WRITTEN REQUEST: Below is a listing; copy all of it exactly.
** START OF RAW DATA **
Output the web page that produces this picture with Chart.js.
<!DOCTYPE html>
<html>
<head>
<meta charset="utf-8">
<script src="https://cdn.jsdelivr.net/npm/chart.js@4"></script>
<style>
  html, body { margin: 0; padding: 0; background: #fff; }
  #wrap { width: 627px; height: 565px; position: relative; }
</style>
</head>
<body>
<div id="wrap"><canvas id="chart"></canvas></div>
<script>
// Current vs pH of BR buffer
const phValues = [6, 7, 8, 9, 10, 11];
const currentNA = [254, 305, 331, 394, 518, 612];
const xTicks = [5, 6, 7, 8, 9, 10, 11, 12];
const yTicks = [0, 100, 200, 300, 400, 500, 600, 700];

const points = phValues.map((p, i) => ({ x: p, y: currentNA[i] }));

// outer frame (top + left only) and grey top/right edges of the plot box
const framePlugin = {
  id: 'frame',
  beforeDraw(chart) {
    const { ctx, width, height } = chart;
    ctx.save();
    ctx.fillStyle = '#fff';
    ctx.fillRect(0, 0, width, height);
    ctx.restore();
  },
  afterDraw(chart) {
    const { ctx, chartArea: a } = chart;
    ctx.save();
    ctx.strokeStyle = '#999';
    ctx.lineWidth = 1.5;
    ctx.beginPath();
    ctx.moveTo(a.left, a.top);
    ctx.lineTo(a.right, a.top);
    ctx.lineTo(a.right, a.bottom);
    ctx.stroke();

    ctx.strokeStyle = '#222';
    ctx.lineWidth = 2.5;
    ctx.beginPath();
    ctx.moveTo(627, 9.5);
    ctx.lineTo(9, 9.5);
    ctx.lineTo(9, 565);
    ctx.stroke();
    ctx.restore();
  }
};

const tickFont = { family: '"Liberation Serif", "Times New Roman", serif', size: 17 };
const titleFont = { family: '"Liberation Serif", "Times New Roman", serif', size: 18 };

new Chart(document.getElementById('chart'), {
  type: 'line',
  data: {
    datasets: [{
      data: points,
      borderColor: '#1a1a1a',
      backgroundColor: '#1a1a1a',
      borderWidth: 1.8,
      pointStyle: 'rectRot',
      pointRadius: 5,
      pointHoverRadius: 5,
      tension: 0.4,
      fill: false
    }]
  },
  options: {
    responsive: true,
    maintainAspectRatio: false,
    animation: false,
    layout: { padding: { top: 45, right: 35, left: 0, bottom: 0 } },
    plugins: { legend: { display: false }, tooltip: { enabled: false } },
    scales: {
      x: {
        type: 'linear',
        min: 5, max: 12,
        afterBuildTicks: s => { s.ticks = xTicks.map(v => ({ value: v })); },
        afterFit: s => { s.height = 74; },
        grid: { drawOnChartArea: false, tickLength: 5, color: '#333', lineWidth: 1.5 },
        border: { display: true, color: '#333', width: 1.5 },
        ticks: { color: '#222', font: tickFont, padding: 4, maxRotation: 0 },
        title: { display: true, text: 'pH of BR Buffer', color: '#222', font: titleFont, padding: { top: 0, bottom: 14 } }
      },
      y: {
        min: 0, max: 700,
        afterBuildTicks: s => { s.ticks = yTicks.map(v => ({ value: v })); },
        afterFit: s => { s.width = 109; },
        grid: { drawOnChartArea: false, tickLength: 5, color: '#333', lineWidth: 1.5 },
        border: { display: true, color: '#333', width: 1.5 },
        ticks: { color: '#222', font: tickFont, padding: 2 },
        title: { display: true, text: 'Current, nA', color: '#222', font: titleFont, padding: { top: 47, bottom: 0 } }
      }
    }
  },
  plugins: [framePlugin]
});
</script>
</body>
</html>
** END OF RAW DATA **
SOLUTION TO THIS TASK:
Output the web page that produces this picture with Chart.js.
<!DOCTYPE html>
<html>
<head>
<meta charset="utf-8">
<script src="https://cdn.jsdelivr.net/npm/chart.js@4"></script>
<style>
  html, body { margin: 0; padding: 0; background: #fff; }
  #wrap { width: 627px; height: 565px; position: relative; }
</style>
</head>
<body>
<div id="wrap"><canvas id="chart"></canvas></div>
<script>
// Current vs pH of BR buffer
const phValues = [6, 7, 8, 9, 10, 11];
const currentNA = [254, 305, 331, 394, 518, 612];
const xTicks = [5, 6, 7, 8, 9, 10, 11, 12];
const yTicks = [0, 100, 200, 300, 400, 500, 600, 700];

const points = phValues.map((p, i) => ({ x: p, y: currentNA[i] }));

// outer frame (top + left only) and grey top/right edges of the plot box
const framePlugin = {
  id: 'frame',
  beforeDraw(chart) {
    const { ctx, width, height } = chart;
    ctx.save();
    ctx.fillStyle = '#fff';
    ctx.fillRect(0, 0, width, height);
    ctx.restore();
  },
  afterDraw(chart) {
    const { ctx, chartArea: a } = chart;
    ctx.save();
    ctx.strokeStyle = '#999';
    ctx.lineWidth = 1.5;
    ctx.beginPath();
    ctx.moveTo(a.left, a.top);
    ctx.lineTo(a.right, a.top);
    ctx.lineTo(a.right, a.bottom);
    ctx.stroke();

    ctx.strokeStyle = '#222';
    ctx.lineWidth = 2.5;
    ctx.beginPath();
    ctx.moveTo(627, 9.5);
    ctx.lineTo(9, 9.5);
    ctx.lineTo(9, 565);
    ctx.stroke();
    ctx.restore();
  }
};

const tickFont = { family: '"Liberation Serif", "Times New Roman", serif', size: 17 };
const titleFont = { family: '"Liberation Serif", "Times New Roman", serif', size: 18 };

new Chart(document.getElementById('chart'), {
  type: 'line',
  data: {
    datasets: [{
      data: points,
      borderColor: '#1a1a1a',
      backgroundColor: '#1a1a1a',
      borderWidth: 1.8,
      pointStyle: 'rectRot',
      pointRadius: 5,
      pointHoverRadius: 5,
      tension: 0.4,
      fill: false
    }]
  },
  options: {
    responsive: true,
    maintainAspectRatio: false,
    animation: false,
    layout: { padding: { top: 45, right: 35, left: 0, bottom: 0 } },
    plugins: { legend: { display: false }, tooltip: { enabled: false } },
    scales: {
      x: {
        type: 'linear',
        min: 5, max: 12,
        afterBuildTicks: s => { s.ticks = xTicks.map(v => ({ value: v })); },
        afterFit: s => { s.height = 74; },
        grid: { drawOnChartArea: false, tickLength: 5, color: '#333', lineWidth: 1.5 },
        border: { display: true, color: '#333', width: 1.5 },
        ticks: { color: '#222', font: tickFont, padding: 4, maxRotation: 0 },
        title: { display: true, text: 'pH of BR Buffer', color: '#222', font: titleFont, padding: { top: 0, bottom: 14 } }
      },
      y: {
        min: 0, max: 700,
        afterBuildTicks: s => { s.ticks = yTicks.map(v => ({ value: v })); },
        afterFit: s => { s.width = 109; },
        grid: { drawOnChartArea: false, tickLength: 5, color: '#333', lineWidth: 1.5 },
        border: { display: true, color: '#333', width: 1.5 },
        ticks: { color: '#222', font: tickFont, padding: 2 },
        title: { display: true, text: 'Current, nA', color: '#222', font: titleFont, padding: { top: 47, bottom: 0 } }
      }
    }
  },
  plugins: [framePlugin]
});
</script>
</body>
</html>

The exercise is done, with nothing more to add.